◆ **Given request**: Up to and including the line with "const xSym = 'path://M0,0L10,10M10,0L0,10';", write out the listing from its first line, minus the pictures.

···

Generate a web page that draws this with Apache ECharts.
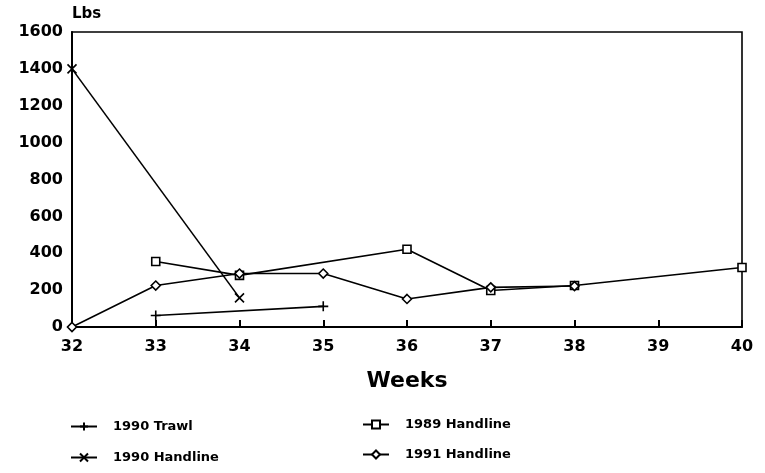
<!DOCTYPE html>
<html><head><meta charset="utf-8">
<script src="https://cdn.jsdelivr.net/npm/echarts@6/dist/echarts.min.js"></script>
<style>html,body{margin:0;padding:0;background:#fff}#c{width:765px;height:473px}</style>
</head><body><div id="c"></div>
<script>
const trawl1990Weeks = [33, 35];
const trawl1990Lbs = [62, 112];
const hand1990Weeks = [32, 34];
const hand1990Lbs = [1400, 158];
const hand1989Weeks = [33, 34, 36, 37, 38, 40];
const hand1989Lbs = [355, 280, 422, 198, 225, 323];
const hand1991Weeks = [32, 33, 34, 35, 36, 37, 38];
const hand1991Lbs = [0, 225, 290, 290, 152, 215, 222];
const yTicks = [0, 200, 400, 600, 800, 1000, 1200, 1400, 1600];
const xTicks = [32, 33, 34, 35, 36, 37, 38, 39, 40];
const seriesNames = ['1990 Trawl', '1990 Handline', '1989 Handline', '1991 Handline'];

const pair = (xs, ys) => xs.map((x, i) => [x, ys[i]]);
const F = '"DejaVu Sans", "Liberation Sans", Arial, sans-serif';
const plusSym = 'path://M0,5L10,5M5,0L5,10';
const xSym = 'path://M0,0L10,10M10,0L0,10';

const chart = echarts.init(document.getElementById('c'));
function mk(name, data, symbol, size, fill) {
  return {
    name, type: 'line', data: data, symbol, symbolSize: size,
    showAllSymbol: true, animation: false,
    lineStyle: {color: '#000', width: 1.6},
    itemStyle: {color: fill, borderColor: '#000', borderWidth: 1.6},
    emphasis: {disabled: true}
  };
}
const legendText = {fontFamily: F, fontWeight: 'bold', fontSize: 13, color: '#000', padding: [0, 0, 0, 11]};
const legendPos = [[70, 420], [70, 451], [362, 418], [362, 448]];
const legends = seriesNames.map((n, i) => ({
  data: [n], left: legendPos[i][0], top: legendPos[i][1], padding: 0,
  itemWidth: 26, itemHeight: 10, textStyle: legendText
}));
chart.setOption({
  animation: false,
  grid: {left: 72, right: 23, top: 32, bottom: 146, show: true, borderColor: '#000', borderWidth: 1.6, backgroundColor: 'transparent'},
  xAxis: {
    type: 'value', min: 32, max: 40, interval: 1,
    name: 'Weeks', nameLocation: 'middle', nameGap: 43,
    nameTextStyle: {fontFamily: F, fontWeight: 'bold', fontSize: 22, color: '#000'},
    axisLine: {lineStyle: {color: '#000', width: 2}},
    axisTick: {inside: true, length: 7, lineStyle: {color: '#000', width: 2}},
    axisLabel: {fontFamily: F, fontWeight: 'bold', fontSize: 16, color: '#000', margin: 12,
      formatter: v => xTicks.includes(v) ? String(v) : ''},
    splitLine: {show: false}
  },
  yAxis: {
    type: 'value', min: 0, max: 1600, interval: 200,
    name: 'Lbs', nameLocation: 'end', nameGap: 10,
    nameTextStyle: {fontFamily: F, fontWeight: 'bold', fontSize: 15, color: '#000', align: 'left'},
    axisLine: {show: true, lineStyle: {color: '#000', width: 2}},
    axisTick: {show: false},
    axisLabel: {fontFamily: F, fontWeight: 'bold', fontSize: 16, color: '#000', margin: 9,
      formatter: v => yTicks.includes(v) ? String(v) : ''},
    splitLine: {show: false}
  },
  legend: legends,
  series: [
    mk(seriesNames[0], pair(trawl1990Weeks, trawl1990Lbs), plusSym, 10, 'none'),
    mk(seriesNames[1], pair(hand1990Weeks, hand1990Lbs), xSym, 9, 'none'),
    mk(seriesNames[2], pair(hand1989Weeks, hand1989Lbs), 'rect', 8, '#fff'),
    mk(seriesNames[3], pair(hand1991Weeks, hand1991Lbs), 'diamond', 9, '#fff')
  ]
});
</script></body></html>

···

◆ **Response to this exercise**:
Generate a web page that draws this with Apache ECharts.
<!DOCTYPE html>
<html><head><meta charset="utf-8">
<script src="https://cdn.jsdelivr.net/npm/echarts@6/dist/echarts.min.js"></script>
<style>html,body{margin:0;padding:0;background:#fff}#c{width:765px;height:473px}</style>
</head><body><div id="c"></div>
<script>
const trawl1990Weeks = [33, 35];
const trawl1990Lbs = [62, 112];
const hand1990Weeks = [32, 34];
const hand1990Lbs = [1400, 158];
const hand1989Weeks = [33, 34, 36, 37, 38, 40];
const hand1989Lbs = [355, 280, 422, 198, 225, 323];
const hand1991Weeks = [32, 33, 34, 35, 36, 37, 38];
const hand1991Lbs = [0, 225, 290, 290, 152, 215, 222];
const yTicks = [0, 200, 400, 600, 800, 1000, 1200, 1400, 1600];
const xTicks = [32, 33, 34, 35, 36, 37, 38, 39, 40];
const seriesNames = ['1990 Trawl', '1990 Handline', '1989 Handline', '1991 Handline'];

const pair = (xs, ys) => xs.map((x, i) => [x, ys[i]]);
const F = '"DejaVu Sans", "Liberation Sans", Arial, sans-serif';
const plusSym = 'path://M0,5L10,5M5,0L5,10';
const xSym = 'path://M0,0L10,10M10,0L0,10';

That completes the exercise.